Anglia: Symboliczna zmiana nazwy w Sunderlandzie
źródło: własne | MK; autor: michał
Nazywanie trybuny stadionu nazwą trybuny innego stadionu może wydawać się dziwne, ale jest całkiem uzasadnione. Obecna arena Sunderlandu w te Święta upamiętni legendarny Roker Park.
Reklama
Sunderland nie ma ostatnio dobrej prasy, bo i wyniki są fatalne. Pomimo spadku do trzeciej ligi klub realizuje jednak coraz to nowe pomysły, by podtrzymać zainteresowanie kibiców. Tego lata z pomocą fanów wymieniono krzesełka, a teraz realizowana jest kolejna ciekawa zmiana na Stadium of Light.
Chodzi o nazwę południowej trybuny stadionu, nad którą fani głosowali bardzo tłumnie. W sumie oddano aż 13 tysięcy głosów. Warto też podkreślić, że cztery finałowe propozycje klub wyłonił nie sam, lecz po konsultacjach z grupami kibiców, zwłaszcza Red And White Army (RAWA).
Do wyboru były Roker End, Wearside End, Colliery End oraz Raich Carter End. W głosowaniu miażdżąco wygrała pierwsza opcja, która zgromadziła ok. 70% wszystkich głosów.
I nic dziwnego. Roker End nawiązuje do stromej, jednopoziomowej trybuny historycznego Roker Park, na którym Sunderland grał prawie stulecie. Legendarna poprzedniczka dzisiejszej południowej trybuny powstała w 1912 roku i w szczycie mieściła 23 tysiące widzów! Dotrwała do końca istnienia stadionu, jednak już na początku lat 80. XX wieku jej rozmiar wynosił ok. 7 tys. miejsc z racji norm bezpieczeństwa.
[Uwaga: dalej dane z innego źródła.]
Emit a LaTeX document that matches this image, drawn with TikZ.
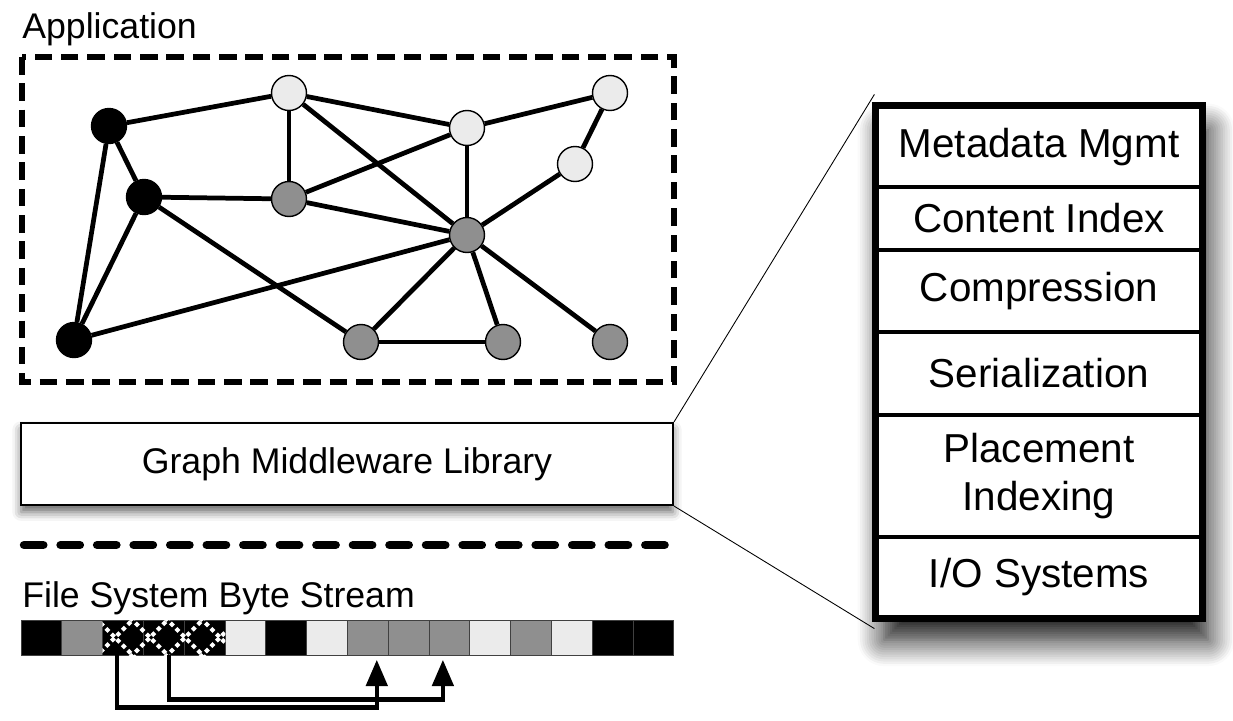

Oficjalna ceremonia nadania imienia trybunie zbudowanej w 1997 roku (rok później zburzono Roker Park) będzie miała miejsce w drugi dzień Bożego Narodzenia, gdy Sunderland będzie grał przeciwko Bradford City. Ozdobą ceremonii ma być odsłonięcie muralu w centralnej części pasażu pod trybuną.